“The Art of Revolution,” an exhibition on cooption and subversion in graphic design, runs through Oct. 5 at Fordham University’s Center Gallery at the Lowenstein Center on the Lincoln Center campus.

The show features three interrelated components. The first is Dugald Stermer’s book The Art of Revolution: 96 Posters from Castro’s Cuba, 1959–1970 (McGraw-Hill, 1970). A bestseller when it was published, the book was the first to reproduce Cuban revolutionary posters. The second component is a wall text of an excerpt of the book’s introductory essay by the late critic Susan Sontag. Critical of the book itself, Sontag argued that revolutionary posters lose their subversive potential once they are reproduced commercially. The third component is a work by the Dutch design collective Experimental Jetset. Consisting of 45 graphic images of letters reproduced from the posters in Stermer’s book, the piece quotes a phrase from Sontag’s essay: “1 part sentimentality, 1 part irony, 1 part detachment.”

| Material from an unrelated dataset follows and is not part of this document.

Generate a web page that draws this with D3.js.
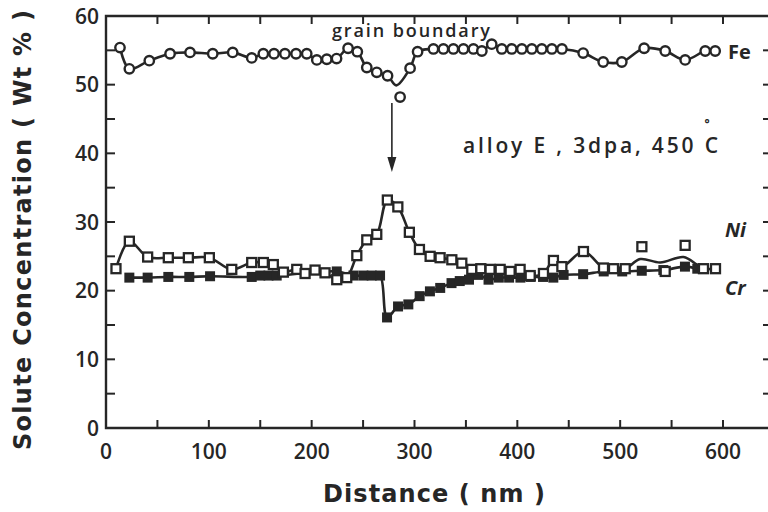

“A text by Susan Sontag that criticizes the collection and display of posters itself becomes a beautiful aesthetic object,” said curator Gerry Beegan, M.A., assistant professor in the Mason Gross School of the Arts at Rutgers University. “This is the question at the heart of the exhibition: Do objects lose their social meaning when we collect them, reproduce them, or exhibit them?”

The work of Experimental Jetset has been featured in solo and group shows at places including JFK Airport and Riviera Gallery in New York, Casco Projects in Utrecht, Netherlands, and Kemistry Gallery in London.

The Center Gallery is open Monday through Saturday from 9 a.m. to 9 p.m. A closing reception will be held on Oct. 4 from 6 to 8 p.m.